During the mid to late '70s he played primarily as a first baseman and outfielder for the renowned Clermont County powerhouse, the River Rats. The team broke up after the 1978 season because it had so much talent that dissension began to erupt in the ranks because not everyone could star, so a friendly agreement was made to disband the team instead of everyone losing friendships.
The last two seasons of this outstanding team, Peters helped head coach Chuck Kilgore's team to a 94-26 record (1977) and 124-16 (1978) including concluding with a 56-game winning streak.
Peters was a muscular 5-feet, 11-inches, 190-pounds, during the prime time of his outstanding career.
He gave up being a star with a rock-and-roll band to play softball.
"I think I had good speed and a good throwing arm and I was a good hitter," said Peters. "I think my weakness was defense. When I played right field I was always challenged by the right-hand hitters."
This writer remembers the incredible speed of Peters. Like Goldie, I many times witnessed Bill hit ground balls just to the third base side of the pitcher and beat the throws to first base.
He recalled two highlights of his career with the River Rats.
The 1978 state-qualifier tournament took place in Portsmouth. "In the first inning of the first game we had eight home runs and the other teams were very upset and suspicious thinking we were a major league team. I think other home runs we hit in that inning were by Chuck (Kilgore), the Gregs (Kilgore and Higgins), Terry (Wooten), Indian (Bill Renfro), Tommy Wilson, Bill McDonald, and Wayne Halcomb or Carl Goldbach.
The shocking ease of a 76-0 three-inning victory in a league game at the old Avoca Park, near Terrace Park, was the other highlight.

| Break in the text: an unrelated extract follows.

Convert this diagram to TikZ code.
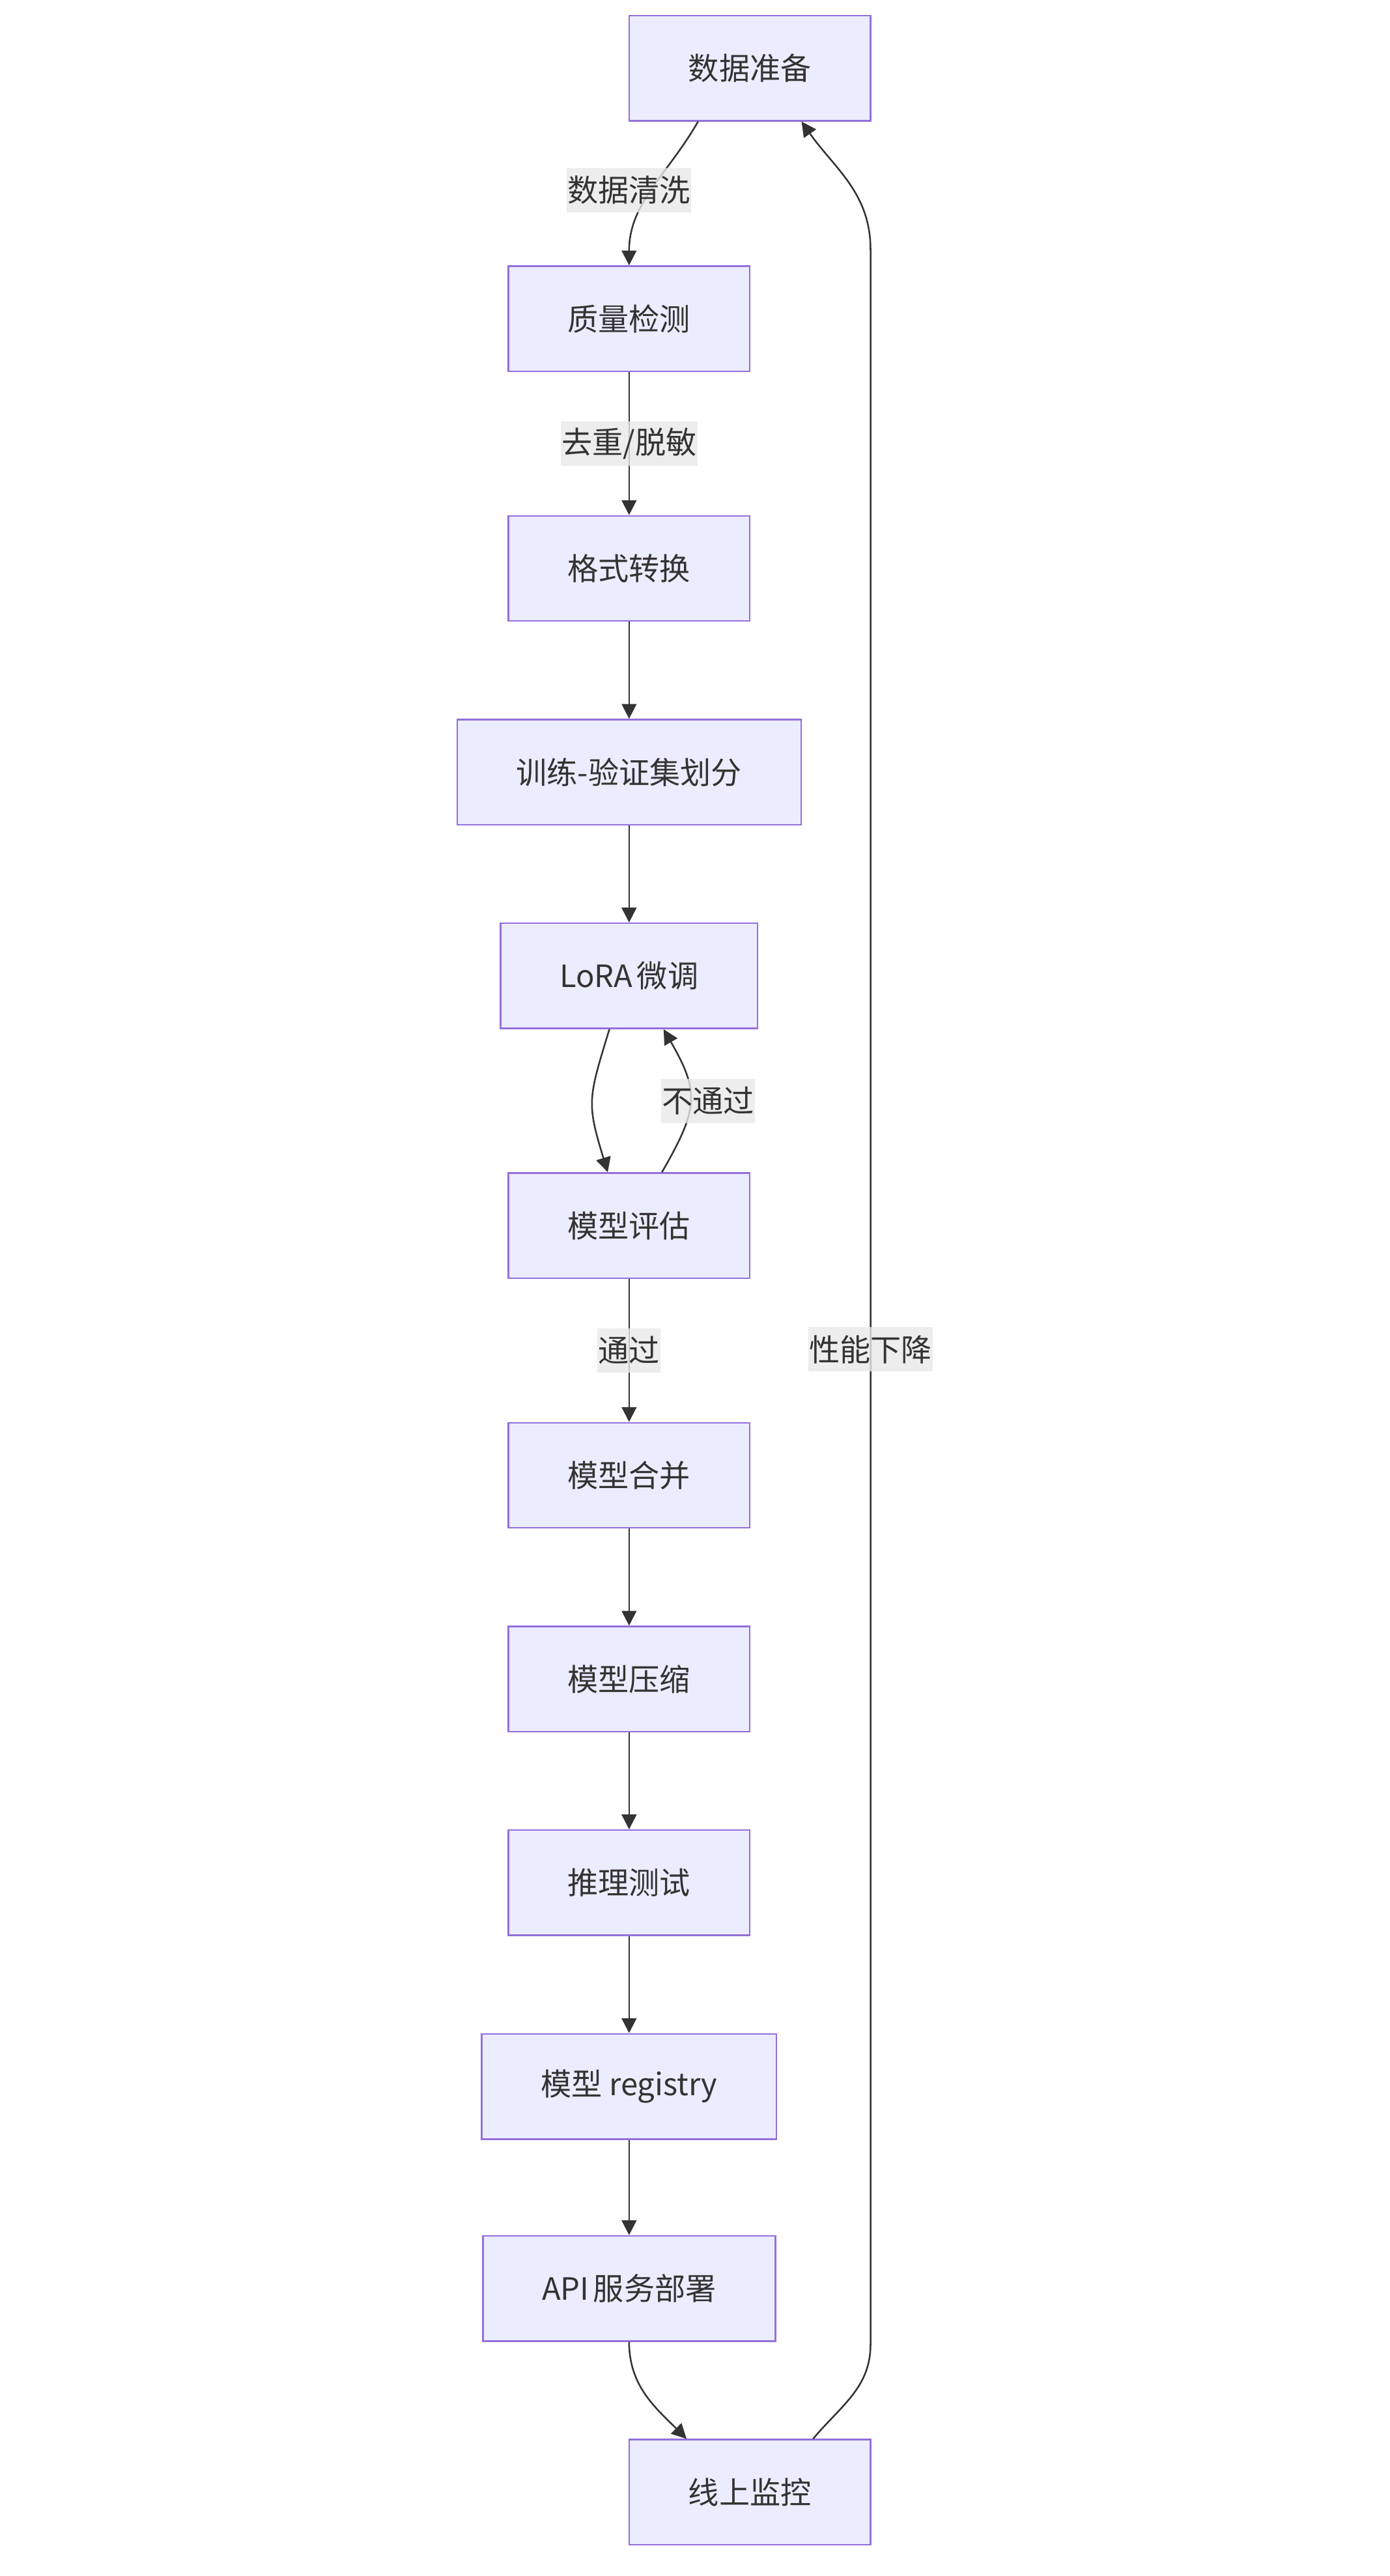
\documentclass[tikz,border=0pt]{standalone}
\usepackage{fontspec}
\setmainfont{Noto Sans CJK SC}
\usetikzlibrary{arrows.meta}
\definecolor{boxfill}{HTML}{ECECFF}
\definecolor{boxline}{HTML}{9370DB}
\definecolor{ink}{HTML}{333333}
\definecolor{lblfill}{HTML}{E8E8E8}
\begin{document}
\begin{tikzpicture}[x=1pt, y=1pt,
    box/.style={draw=boxline, fill=boxfill, line width=1pt, text=ink,
      inner xsep=36pt, inner ysep=0pt, minimum height=64pt,
      font=\fontsize{18.7}{22}\selectfont},
    lbl/.style={fill=lblfill, fill opacity=0.8, text opacity=1, text=ink,
      inner xsep=0.5pt, inner ysep=0pt, minimum height=27pt,
      font=\fontsize{18.7}{22}\selectfont}]
  \useasboundingbox (0,0) rectangle (846,-1568);
  \draw
    (456.5,-41.5) node[box] (0){数据准备}
    (383,-194) node[box] (1){质量检测}
    (383,-346) node[box] (2){格式转换}
    (383,-470) node[box] (3){训练-验证集划分}
    (383,-594) node[box] (4){LoRA\hspace{0.14em}微调}
    (383,-746) node[box] (5){模型评估}
    (383,-898) node[box] (6){模型合并}
    (383,-1022) node[box] (7){模型压缩}
    (383,-1146) node[box] (8){推理测试}
    (383,-1270) node[box] (9){模型 registry}
    (383,-1393) node[box] (10){API\hspace{0.14em}服务部署}
    (456.5,-1517) node[box] (11){线上监控};
  \coordinate (r1) at (530,-1427);
  \coordinate (r2) at (530,-152);
  \begin{scope}[-{Triangle[length=9pt,width=9pt]}, color=ink, line width=1pt]
    \draw ([xshift=-31.5pt]0.south) to[out=-120,in=90] node[lbl,xshift=-14pt]{数据清洗} (1.north);
    \draw (1) to node[lbl]{去重/脱敏} (2);
    \draw (2) to (3);
    \draw (3) to (4);
    \draw ([xshift=-12pt]4.south) to[out=-107,in=107,looseness=1.3] ([xshift=-13pt]5.north);
    \draw ([xshift=20pt]5.north) to[out=60,in=-60,looseness=1.3] node[lbl,xshift=11pt]{不通过} ([xshift=21pt]4.south);
    \draw (5) to node[lbl]{通过} (6);
    \draw (6) to (7);
    \draw (7) to (8);
    \draw (8) to (9);
    \draw (9) to (10);
    \draw (10.south) to[out=-90,in=135] ([xshift=-38.5pt]11.north);
    \draw ([xshift=38.5pt]11.north) to[out=50,in=-90] (r1) -- node[lbl,pos=0.475]{性能下降} (r2) to[out=90,in=-55] ([xshift=31.5pt]0.south);
  \end{scope}
\end{tikzpicture}
\end{document}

Today, Peters is in the mechanical maintenance department for General Electric Abbott Aviator. He has four children - Ryan (36), Jennifer (31), Josh (27), and Adrian (14). In addition to his children, he has six grandchildren.
Neither of these superstars is very fond of today's softball scene.
"I had the opportunity to see the transition when ASA (American Softball Association) put in the unlimited (pitcher's) arch to neutralize the offense. I didn't like it. I'm a creature of habit and I had to change my batting style and approach to hitting," said Rich. "I didn't like it either when they brought in the limited flight ball (these rules have since been changed).
"There is more focus today on hurrying the game time instead of hitting it out to the end. I don't like the limited number of fouls you're allowed to hit either. I'm totally against paying and getting tokens at the ball park.
"Today it's an assembly line of softball to see how many games can be played in a certain amount of time just to bring in more money."
"I agree with Goldie," said Peters. "I don't like trying to rush the game to see how much money can be made. It's now more of a business than a fun game. They have taken so much out of the game including now having so many cluttered fields in a small area."
They both agreed, too, on disliking the limited number of home runs per individual and team and an opening count of one ball and one strike that is allowed in some leagues.
Despite all of this, this stellar duo still loves the game in which they were at or near the forefront for so many years.
"I want people to remember that I came to every game bringing my full-fledged A game," said Rich.
"I met so many nice people and I loved the travel and interaction with great teammates," said Peters. "I hope I'm remembered as a Pete Rose-type of player. I always studied the competition and their skills and weaknesses to be prepared for every game."
This duo of superior softball talent will always be remembered not only for their skills and talent, but also for their sportsmanship and cordiality.